Vogue 2738 Paris Original, 1972 Nina Ricci Coat Dress – Fitted A-line dress, mid-knee length, has asymmetrical front-buttoned closing, shaped collar, welt pocket and topstitch trim. (pattern purchased from Stitches & Loops)
sz 12/ 34B. i modified the front bust darts using the Sandra Betzina method outlined in “Fast Fit,” i.e., slashing and overlapping the dart.
Did it look like the photo/drawing on the pattern envelope once you were done sewing with it?
close enough that i was pleased. it certainly resembles the photo of the garment more than the fashion drawing (so what else is new) and i was slightly disappointed at how pronounced and low-cut the v-aspect ultimately looked. i could not, for example, wear this without something under it. ultimately, however, i was pleased.
Were the instructions easy to follow?
surprisingly for a vogue paris pattern, the instructions were largely good. other experience with these types of patterns has shown me that the patterns are gorgeous and, as far as i can tell, well-drafted, but that the instructions are overly complicated. in this case, the construction of the shell was straightforward and the only major deviation i took from the instructions was in the insertion of the skirt lining, which they would have you do by hand and i did as a sort of reversed facing.
What did you particularly like or dislike about the pattern?
i liked the styling of the pattern as shown on the envelope–it had a simple and clean design with a vintage vibe that was not overwhelming. i liked the asymmetry and the rounded edges on the skirt and lapels.
white (off-white) wool gabardine from NY Elegant Fabrics, NYC
printed silk lining from Mood Fabrics, NYC
Pattern alterations or any design changes you made:
i got in way over my head on this pattern, which i attempted a mere months into my sewing career. that said, the only major design change is the hard corners of the lapels, which was a necessary change after i made some serious errors in the collar construction. i actually had to run home to mommy on that one, and we sat in front of the machine beating the collar and the facings into submission.
also, i eliminated the welt pocket. too scary!
Would you sew it again?

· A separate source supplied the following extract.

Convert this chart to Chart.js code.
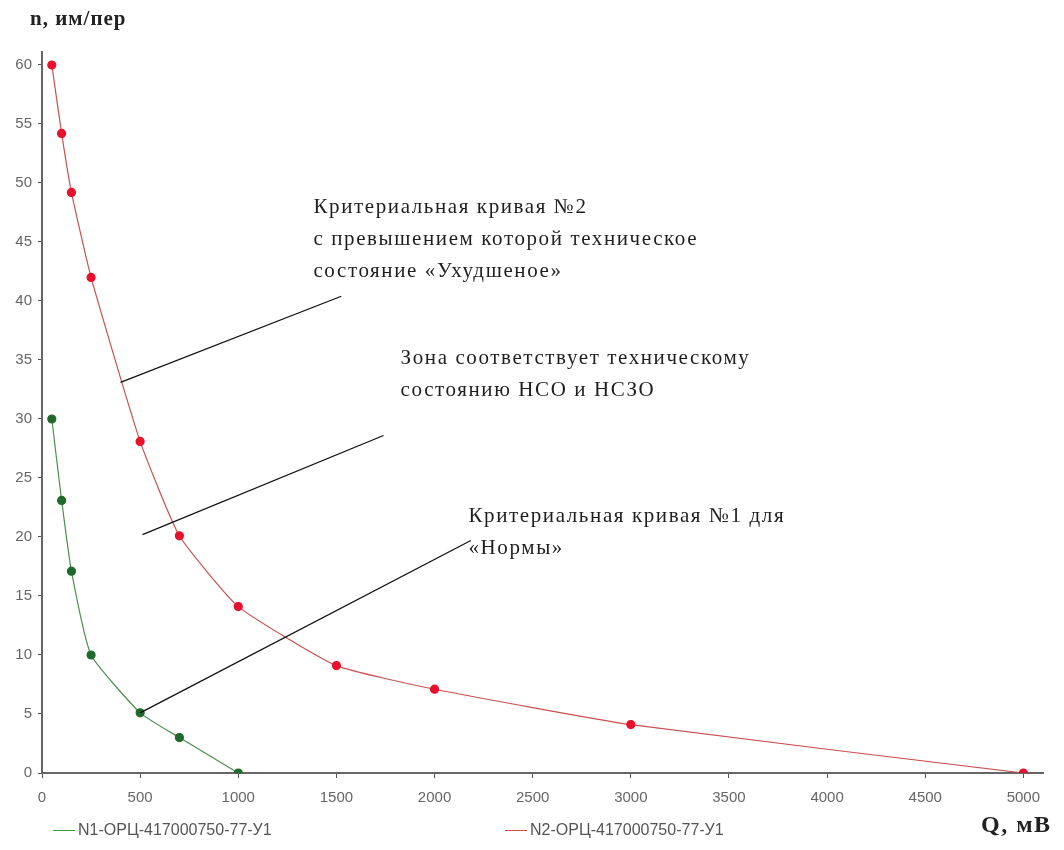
<!DOCTYPE html>
<html>
<head>
<meta charset="utf-8">
<script src="https://cdn.jsdelivr.net/npm/chart.js@4.4.1/dist/chart.umd.min.js"></script>
<style>
  html, body { margin: 0; padding: 0; background: #fff; }
  #wrap { position: relative; width: 1064px; height: 850px; }
</style>
</head>
<body>
<div id="wrap"><canvas id="c" width="1064" height="850"></canvas></div>
<script>
// Charge values Q, mV
const qValues = [50, 100, 150, 250, 500, 700, 1000];
const qValues2 = [50, 100, 150, 250, 500, 700, 1000, 1500, 2000, 3000, 5000];

// Pulses per period, n
const normCurve = [30.0, 23.1, 17.1, 10.0, 5.1, 3.0, 0];
const worseCurve = [60.0, 54.2, 49.2, 42.0, 28.1, 20.1, 14.1, 9.1, 7.1, 4.1, 0];

const seriesNames = ['N1-ОРЦ-417000750-77-У1', 'N2-ОРЦ-417000750-77-У1'];

const xTicks = [0, 500, 1000, 1500, 2000, 2500, 3000, 3500, 4000, 4500, 5000];
const yTicks = [0, 5, 10, 15, 20, 25, 30, 35, 40, 45, 50, 55, 60];

// Leader lines from the notes to the curves (Q, n)
const leader1Q = [400, 1525];
const leader1N = [33.1, 40.4];
const leader2Q = [512, 1740];
const leader2N = [20.2, 28.6];
const leader3Q = [500, 2185];
const leader3N = [5.1, 19.7];

const notes = [
  { q: 1383, n: 47.9, lines: ['Критериальная кривая №2', 'с превышением которой техническое', 'состояние «Ухудшеное»'] },
  { q: 1827, n: 35.1, lines: ['Зона соответствует техническому', 'состоянию НСО и НСЗО'] },
  { q: 2173, n: 21.7, lines: ['Критериальная кривая №1 для', '«Нормы»'] }
];

const pts = (xs, ys) => xs.map((x, i) => ({ x: x, y: ys[i] }));

const notePlugin = {
  id: 'notes',
  afterDatasetsDraw(chart) {
    const ctx = chart.ctx;
    const xs = chart.scales.x, ys = chart.scales.y;
    ctx.save();
    ctx.fillStyle = '#1e1e1e';
    ctx.font = '21px "Liberation Serif", serif';
    ctx.letterSpacing = '1.6px';
    ctx.textBaseline = 'middle';
    ctx.textAlign = 'left';
    notes.forEach(nt => {
      const px = xs.getPixelForValue(nt.q);
      const py = ys.getPixelForValue(nt.n);
      nt.lines.forEach((ln, i) => ctx.fillText(ln, px, py + i * 32));
    });
    ctx.restore();
  },
  afterDraw(chart) {
    const ctx = chart.ctx;
    ctx.save();
    // axis titles
    ctx.fillStyle = '#222';
    ctx.textBaseline = 'middle';
    ctx.textAlign = 'left';
    ctx.letterSpacing = '1px';
    ctx.font = 'bold 21px "Liberation Serif", serif';
    ctx.fillText('n, им/пер', 30, 20);
    ctx.letterSpacing = '1.5px';
    ctx.font = 'bold 24px "Liberation Serif", serif';
    ctx.fillText('Q, мВ', 981, 826);
    // legend
    ctx.letterSpacing = '0px';
    const colors = ['#3f9a3f', '#d04848'];
    const lineX = [53, 505];
    ctx.font = '16px "Liberation Sans", sans-serif';
    ctx.fillStyle = '#555';
    seriesNames.forEach((name, i) => {
      ctx.strokeStyle = colors[i];
      ctx.lineWidth = 1;
      ctx.beginPath();
      ctx.moveTo(lineX[i], 830.5);
      ctx.lineTo(lineX[i] + 22, 830.5);
      ctx.stroke();
      ctx.fillText(name, lineX[i] + 25, 831);
    });
    ctx.restore();
  }
};

const leaderStyle = { showLine: true, borderColor: '#111', borderWidth: 1.3, pointRadius: 0, order: 0 };
const tickFont = { family: '"Liberation Sans", sans-serif', size: 15 };

new Chart(document.getElementById('c'), {
  type: 'scatter',
  data: {
    datasets: [
      Object.assign({ data: pts(leader1Q, leader1N) }, leaderStyle),
      Object.assign({ data: pts(leader2Q, leader2N) }, leaderStyle),
      Object.assign({ data: pts(leader3Q, leader3N) }, leaderStyle),
      {
        label: seriesNames[0], data: pts(qValues, normCurve), showLine: true,
        borderColor: '#4e8f4e', borderWidth: 1.2, tension: 0.15,
        pointRadius: 4, pointBackgroundColor: '#1f6a2a', pointBorderColor: '#1f6a2a', order: 1
      },
      {
        label: seriesNames[1], data: pts(qValues2, worseCurve), showLine: true,
        borderColor: '#c85050', borderWidth: 1.2, tension: 0.15,
        pointRadius: 4, pointBackgroundColor: '#e8102c', pointBorderColor: '#e8102c', order: 1
      }
    ]
  },
  options: {
    responsive: false,
    animation: false,
    layout: { padding: { top: 52, right: 21, left: 0, bottom: 0 } },
    plugins: { legend: { display: false }, tooltip: { enabled: false } },
    scales: {
      x: {
        type: 'linear', min: 0, max: 5100,
        afterBuildTicks: s => { s.ticks = xTicks.map(v => ({ value: v })); },
        afterFit: s => { s.height = 77; },
        grid: { drawOnChartArea: false, drawTicks: true, tickLength: 5, color: '#555' },
        border: { color: '#666', width: 2 },
        ticks: { color: '#666', font: tickFont, padding: 11, maxRotation: 0, callback: v => String(v) }
      },
      y: {
        type: 'linear', min: 0, max: 61.1,
        afterBuildTicks: s => { s.ticks = yTicks.map(v => ({ value: v })); },
        afterFit: s => { s.width = 42; },
        grid: { drawOnChartArea: false, drawTicks: true, tickLength: 4, color: '#555' },
        border: { color: '#666', width: 2 },
        ticks: { color: '#666', font: tickFont, padding: 6, callback: v => String(v) }
      }
    }
  },
  plugins: [notePlugin]
});
</script>
</body>
</html>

Would you recommend it to others?
would not sew again as it is so distinctive, so complicated, and there are other projects to be tackled. but i would not hesitate to recommend it to a fellow coat-dress addict like myself.
it’s not an advanced pattern per se, but it did take more sewing chops than i had at the time. i ended up having to underline the gabardine, which i did inexpertly with muslin (it’s more bunchy than i would prefer, although not in a way anyone that didn’t make it would notice). i did teach myself some basic handstitching, like the catch-stitch, so that i could do some more advanced tailoring like taping the roll line by hand (thank you, roberta carr and smartflix!). i did use a fusible on the undercollar, which may have been a mistake.
positives: i piped the lining, always a favorite technique of mine, and these are the first sleeves in my sewing career that went in perfectly. i painstakingly gathered the ease in the cap and then steamed it over a tailor’s ham to shrink the ease. voila! perfect sleeves.
overall i do enjoy this dress, flaws and all. in the few months i have been wearing it (although i finished it over the summer) it has become one of my go-to winter outfits on days i am looking for something warm, low-maintenance and yet still professional.
i think i learned a lot from this dress, and surprisingly, the most important lesson is that even though i was a beginning seamstress at the time, it was important for me to tackle this complicated project because i was passionate about it and it enabled me to learn a lot of things, not the least of which was perseverance!
eta: about an hour after this post i spilled hot chocolate all down the front of my dress!